### REQUIREMENT
All lines below must be repeated exactly, with the pictures omitted.

### GIVEN RECORDS
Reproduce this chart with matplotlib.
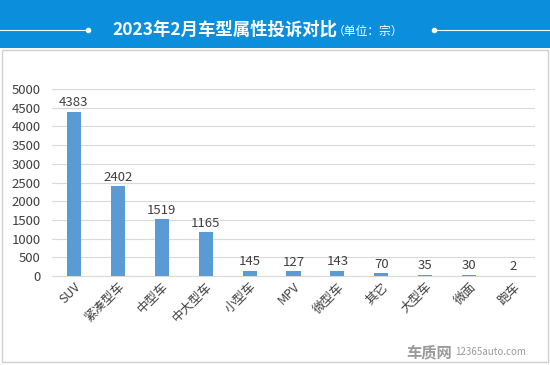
import matplotlib
matplotlib.use("Agg")
from matplotlib import pyplot as plt
from matplotlib.patches import Rectangle

plt.rcParams['font.family'] = ['Noto Sans CJK SC', 'DejaVu Sans']

categories = ['SUV', '紧凑型车', '中型车', '中大型车', '小型车', 'MPV', '微型车', '其它', '大型车', '微面', '跑车']
complaints = [4383, 2402, 1519, 1165, 145, 127, 143, 70, 35, 30, 2]
yticks = [0, 500, 1000, 1500, 2000, 2500, 3000, 3500, 4000, 4500, 5000]

title = '2023年2月车型属性投诉对比'
unit = '（单位：宗）'

fig = plt.figure(figsize=(5.5, 3.65), dpi=100)
fig.patch.set_facecolor('white')

# header band
fig.patches.append(Rectangle((0, 1 - 48/365), 1, 48/365, transform=fig.transFigure,
                             facecolor='#0B8EDB', edgecolor='none', zorder=0))
# light frame around the chart
fig.patches.append(Rectangle((2/550, 3/365), 546/550, (365 - 48 - 5)/365, transform=fig.transFigure,
                             facecolor='none', edgecolor='#D0D0D0', lw=1, zorder=0))
ty = 1 - 30/365
fig.add_artist(plt.Line2D([0, 88/550], [ty, ty], color='white', lw=0.8, transform=fig.transFigure))
fig.add_artist(plt.Line2D([434/550, 1], [ty, ty], color='white', lw=0.8, transform=fig.transFigure))
fig.add_artist(plt.Line2D([88/550], [ty], marker='o', ms=3, color='white', transform=fig.transFigure))
fig.add_artist(plt.Line2D([434/550], [ty], marker='o', ms=3, color='white', transform=fig.transFigure))
fig.text(112/550, ty, title, color='white', fontsize=12.5, fontweight='bold', va='center', ha='left')
fig.text(333/550, ty - 0.003, unit, color='white', fontsize=8.5, va='center', ha='left')

ax = fig.add_axes([52/550, 89/365, 483/550, 187/365])
x = range(len(categories))
bars = ax.bar(x, complaints, width=0.32, color='#5B9BD5', zorder=3)
for xi, v in zip(x, complaints):
    ax.text(xi, v + 70, str(v), ha='center', va='bottom', fontsize=9.5, color='#404040')

ax.set_xlim(-0.5, len(categories) - 0.5)
ax.set_ylim(0, 5000)
ax.set_yticks(yticks)
ax.set_yticklabels([str(t) for t in yticks], fontsize=9.5, color='#404040')
ax.set_xticks(list(x))
ax.set_xticklabels(categories, rotation=45, ha='right', rotation_mode='anchor', fontsize=9, color='#404040')
ax.grid(axis='y', color='#D9D9D9', lw=0.8, zorder=0)
for s in ['top', 'right', 'left']:
    ax.spines[s].set_visible(False)
ax.spines['bottom'].set_color('#D9D9D9')
ax.tick_params(axis='both', length=0, pad=3)
ax.tick_params(axis='y', pad=8)

# watermark
fig.text(452/550, 1 - 352/365, '车质网', fontsize=11, fontweight='bold', color='#9A9A9A', ha='right', va='center')
fig.text(455/550, 1 - 352/365, '12365auto.com', fontsize=7, color='#9A9A9A', ha='left', va='center')

plt.savefig('out.png', dpi=100)
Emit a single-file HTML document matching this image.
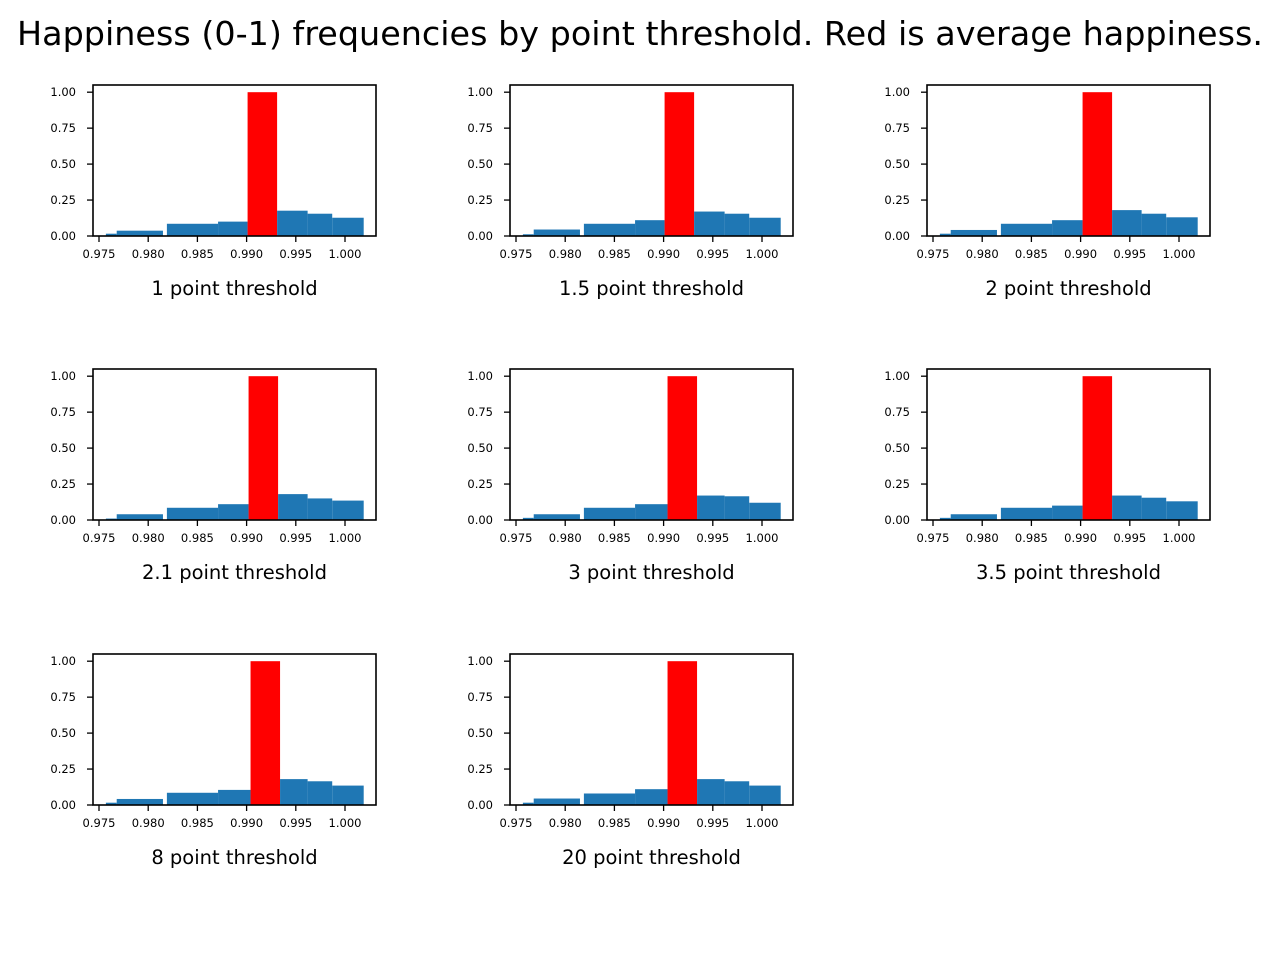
<!DOCTYPE html>
<html><head><meta charset="utf-8">
<style>
body{margin:0;background:#fff;}
svg text{font-family:"DejaVu Sans","Liberation Sans",sans-serif;}
</style></head>
<body>
<svg id="chart" width="1280" height="960" xmlns="http://www.w3.org/2000/svg">
<text x="640" y="45" font-size="33" text-anchor="middle" fill="#000" textLength="1246" lengthAdjust="spacingAndGlyphs">Happiness (0-1) frequencies by point threshold. Red is average happiness.</text>
</svg>
<script>
const panelLabels = ["1 point threshold","1.5 point threshold","2 point threshold","2.1 point threshold","3 point threshold","3.5 point threshold","8 point threshold","20 point threshold"];
const lowStarts = [0.9757,0.9768,0.9819,0.9871];
const lowEnds = [0.9768,0.9815,0.9871];
const upperEdges = [0.9931,0.9962,0.9987,1.0019];
const redStart = [0.9901,0.9901,0.9902,0.9902,0.9904,0.9902,0.9904,0.9904];
const redWidth = 0.0030;
const redHeight = 1.0;
const lowHeights = [
 [0.016,0.037,0.085,0.10],
 [0.012,0.045,0.085,0.11],
 [0.016,0.042,0.085,0.11],
 [0.010,0.040,0.085,0.11],
 [0.015,0.040,0.085,0.11],
 [0.015,0.040,0.085,0.10],
 [0.016,0.042,0.085,0.105],
 [0.016,0.045,0.080,0.11]];
const highHeights = [
 [0.176,0.155,0.127],
 [0.170,0.155,0.127],
 [0.180,0.155,0.130],
 [0.180,0.150,0.135],
 [0.170,0.165,0.120],
 [0.170,0.155,0.130],
 [0.180,0.165,0.135],
 [0.180,0.165,0.135]];
const xTicks = [0.975,0.980,0.985,0.990,0.995,1.000];
const xTickLabels = ["0.975","0.980","0.985","0.990","0.995","1.000"];
const yTicks = [0,0.25,0.5,0.75,1.0];
const yTickLabels = ["0.00","0.25","0.50","0.75","1.00"];

const NS="http://www.w3.org/2000/svg";
const svg=document.getElementById('chart');
const colX=[93,510,927], rowY=[85,369,654], W=283, H=151;
const xMin=0.974390, pxPerUnit=9840, yMax=1.05;
function mk(tag,attrs,parent){const e=document.createElementNS(NS,tag);for(const k in attrs)e.setAttribute(k,attrs[k]);(parent||svg).appendChild(e);return e;}

panelLabels.forEach((lab,i)=>{
  const ox=colX[i%3], oy=rowY[Math.floor(i/3)];
  const X=v=>ox+(v-xMin)*pxPerUnit;
  const Y=v=>oy+H-v/yMax*H;
  const g=mk('g',{});
  
  
  lowHeights[i].forEach((h,j)=>{
    const x0=lowStarts[j], x1=(j===3)?redStart[i]:lowEnds[j];
    const xa=X(x0), xb=X(x1);
    const r=mk('rect',{x:xa,y:Y(h),width:Math.max(0,xb-xa),height:Y(0)-Y(h),fill:'#1f77b4'},g);
    
    
  });
  const rs=redStart[i];
  const red=mk('rect',{x:X(rs),y:Y(redHeight),width:X(rs+redWidth)-X(rs),height:Y(0)-Y(redHeight),fill:'#ff0000'},g);
  
  
  highHeights[i].forEach((h,j)=>{
    const x0=j===0?rs+redWidth:upperEdges[j], x1=upperEdges[j+1];
    const r=mk('rect',{x:X(x0),y:Y(h),width:X(x1)-X(x0),height:Y(0)-Y(h),fill:'#1f77b4'},g);
    
    
  });
  const fr=mk('rect',{x:ox,y:oy,width:W,height:H,fill:'none',stroke:'#000','stroke-width':1.6},g);
  
  
  xTicks.forEach((t,k)=>{
    const x=X(t);
    mk('line',{x1:x,x2:x,y1:oy+H,y2:oy+H+6,stroke:'#000','stroke-width':1.3},g);
    const tx=mk('text',{x:x,y:oy+H+22,'font-size':11.5,'text-anchor':'middle'},g);
    tx.textContent=xTickLabels[k];
    
    
  });
  yTicks.forEach((t,k)=>{
    const y=Y(t);
    mk('line',{x1:ox-6,x2:ox,y1:y,y2:y,stroke:'#000','stroke-width':1.3},g);
    const ty=mk('text',{x:ox-17,y:y+4,'font-size':11.5,'text-anchor':'end'},g);
    ty.textContent=yTickLabels[k];
    
    
  });
  const xl=mk('text',{x:ox+W/2,y:oy+H+59,'font-size':19.5,'text-anchor':'middle'},g);
  xl.textContent=lab;
  
  
});
</script>
</body></html>
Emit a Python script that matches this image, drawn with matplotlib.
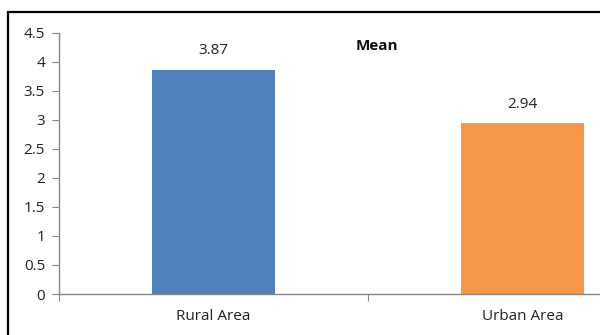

### THE RESPONSE
Reproduce this chart with matplotlib.
import matplotlib
matplotlib.use("Agg")
from matplotlib import pyplot as plt
from matplotlib.patches import Rectangle

plt.rcParams['font.family'] = ['Noto Sans CJK SC', 'DejaVu Sans']

categories = ['SUV', '紧凑型车', '中型车', '中大型车', '小型车', 'MPV', '微型车', '其它', '大型车', '微面', '跑车']
complaints = [4383, 2402, 1519, 1165, 145, 127, 143, 70, 35, 30, 2]
yticks = [0, 500, 1000, 1500, 2000, 2500, 3000, 3500, 4000, 4500, 5000]

title = '2023年2月车型属性投诉对比'
unit = '（单位：宗）'

fig = plt.figure(figsize=(5.5, 3.65), dpi=100)
fig.patch.set_facecolor('white')

# header band
fig.patches.append(Rectangle((0, 1 - 48/365), 1, 48/365, transform=fig.transFigure,
                             facecolor='#0B8EDB', edgecolor='none', zorder=0))
# light frame around the chart
fig.patches.append(Rectangle((2/550, 3/365), 546/550, (365 - 48 - 5)/365, transform=fig.transFigure,
                             facecolor='none', edgecolor='#D0D0D0', lw=1, zorder=0))
ty = 1 - 30/365
fig.add_artist(plt.Line2D([0, 88/550], [ty, ty], color='white', lw=0.8, transform=fig.transFigure))
fig.add_artist(plt.Line2D([434/550, 1], [ty, ty], color='white', lw=0.8, transform=fig.transFigure))
fig.add_artist(plt.Line2D([88/550], [ty], marker='o', ms=3, color='white', transform=fig.transFigure))
fig.add_artist(plt.Line2D([434/550], [ty], marker='o', ms=3, color='white', transform=fig.transFigure))
fig.text(112/550, ty, title, color='white', fontsize=12.5, fontweight='bold', va='center', ha='left')
fig.text(333/550, ty - 0.003, unit, color='white', fontsize=8.5, va='center', ha='left')

ax = fig.add_axes([52/550, 89/365, 483/550, 187/365])
x = range(len(categories))
bars = ax.bar(x, complaints, width=0.32, color='#5B9BD5', zorder=3)
for xi, v in zip(x, complaints):
    ax.text(xi, v + 70, str(v), ha='center', va='bottom', fontsize=9.5, color='#404040')

ax.set_xlim(-0.5, len(categories) - 0.5)
ax.set_ylim(0, 5000)
ax.set_yticks(yticks)
ax.set_yticklabels([str(t) for t in yticks], fontsize=9.5, color='#404040')
ax.set_xticks(list(x))
ax.set_xticklabels(categories, rotation=45, ha='right', rotation_mode='anchor', fontsize=9, color='#404040')
ax.grid(axis='y', color='#D9D9D9', lw=0.8, zorder=0)
for s in ['top', 'right', 'left']:
    ax.spines[s].set_visible(False)
ax.spines['bottom'].set_color('#D9D9D9')
ax.tick_params(axis='both', length=0, pad=3)
ax.tick_params(axis='y', pad=8)

# watermark
fig.text(452/550, 1 - 352/365, '车质网', fontsize=11, fontweight='bold', color='#9A9A9A', ha='right', va='center')
fig.text(455/550, 1 - 352/365, '12365auto.com', fontsize=7, color='#9A9A9A', ha='left', va='center')

plt.savefig('out.png', dpi=100)
Emit a single-file HTML document matching this image.
<!DOCTYPE html>
<html><head><meta charset="utf-8">
<style>
body{margin:0;background:#fff;}
svg text{font-family:"DejaVu Sans","Liberation Sans",sans-serif;}
</style></head>
<body>
<svg id="chart" width="1280" height="960" xmlns="http://www.w3.org/2000/svg">
<text x="640" y="45" font-size="33" text-anchor="middle" fill="#000" textLength="1246" lengthAdjust="spacingAndGlyphs">Happiness (0-1) frequencies by point threshold. Red is average happiness.</text>
</svg>
<script>
const panelLabels = ["1 point threshold","1.5 point threshold","2 point threshold","2.1 point threshold","3 point threshold","3.5 point threshold","8 point threshold","20 point threshold"];
const lowStarts = [0.9757,0.9768,0.9819,0.9871];
const lowEnds = [0.9768,0.9815,0.9871];
const upperEdges = [0.9931,0.9962,0.9987,1.0019];
const redStart = [0.9901,0.9901,0.9902,0.9902,0.9904,0.9902,0.9904,0.9904];
const redWidth = 0.0030;
const redHeight = 1.0;
const lowHeights = [
 [0.016,0.037,0.085,0.10],
 [0.012,0.045,0.085,0.11],
 [0.016,0.042,0.085,0.11],
 [0.010,0.040,0.085,0.11],
 [0.015,0.040,0.085,0.11],
 [0.015,0.040,0.085,0.10],
 [0.016,0.042,0.085,0.105],
 [0.016,0.045,0.080,0.11]];
const highHeights = [
 [0.176,0.155,0.127],
 [0.170,0.155,0.127],
 [0.180,0.155,0.130],
 [0.180,0.150,0.135],
 [0.170,0.165,0.120],
 [0.170,0.155,0.130],
 [0.180,0.165,0.135],
 [0.180,0.165,0.135]];
const xTicks = [0.975,0.980,0.985,0.990,0.995,1.000];
const xTickLabels = ["0.975","0.980","0.985","0.990","0.995","1.000"];
const yTicks = [0,0.25,0.5,0.75,1.0];
const yTickLabels = ["0.00","0.25","0.50","0.75","1.00"];

const NS="http://www.w3.org/2000/svg";
const svg=document.getElementById('chart');
const colX=[93,510,927], rowY=[85,369,654], W=283, H=151;
const xMin=0.974390, pxPerUnit=9840, yMax=1.05;
function mk(tag,attrs,parent){const e=document.createElementNS(NS,tag);for(const k in attrs)e.setAttribute(k,attrs[k]);(parent||svg).appendChild(e);return e;}

panelLabels.forEach((lab,i)=>{
  const ox=colX[i%3], oy=rowY[Math.floor(i/3)];
  const X=v=>ox+(v-xMin)*pxPerUnit;
  const Y=v=>oy+H-v/yMax*H;
  const g=mk('g',{});
  
  
  lowHeights[i].forEach((h,j)=>{
    const x0=lowStarts[j], x1=(j===3)?redStart[i]:lowEnds[j];
    const xa=X(x0), xb=X(x1);
    const r=mk('rect',{x:xa,y:Y(h),width:Math.max(0,xb-xa),height:Y(0)-Y(h),fill:'#1f77b4'},g);
    
    
  });
  const rs=redStart[i];
  const red=mk('rect',{x:X(rs),y:Y(redHeight),width:X(rs+redWidth)-X(rs),height:Y(0)-Y(redHeight),fill:'#ff0000'},g);
  
  
  highHeights[i].forEach((h,j)=>{
    const x0=j===0?rs+redWidth:upperEdges[j], x1=upperEdges[j+1];
    const r=mk('rect',{x:X(x0),y:Y(h),width:X(x1)-X(x0),height:Y(0)-Y(h),fill:'#1f77b4'},g);
    
    
  });
  const fr=mk('rect',{x:ox,y:oy,width:W,height:H,fill:'none',stroke:'#000','stroke-width':1.6},g);
  
  
  xTicks.forEach((t,k)=>{
    const x=X(t);
    mk('line',{x1:x,x2:x,y1:oy+H,y2:oy+H+6,stroke:'#000','stroke-width':1.3},g);
    const tx=mk('text',{x:x,y:oy+H+22,'font-size':11.5,'text-anchor':'middle'},g);
    tx.textContent=xTickLabels[k];
    
    
  });
  yTicks.forEach((t,k)=>{
    const y=Y(t);
    mk('line',{x1:ox-6,x2:ox,y1:y,y2:y,stroke:'#000','stroke-width':1.3},g);
    const ty=mk('text',{x:ox-17,y:y+4,'font-size':11.5,'text-anchor':'end'},g);
    ty.textContent=yTickLabels[k];
    
    
  });
  const xl=mk('text',{x:ox+W/2,y:oy+H+59,'font-size':19.5,'text-anchor':'middle'},g);
  xl.textContent=lab;
  
  
});
</script>
</body></html>
Emit a Python script that matches this image, drawn with matplotlib.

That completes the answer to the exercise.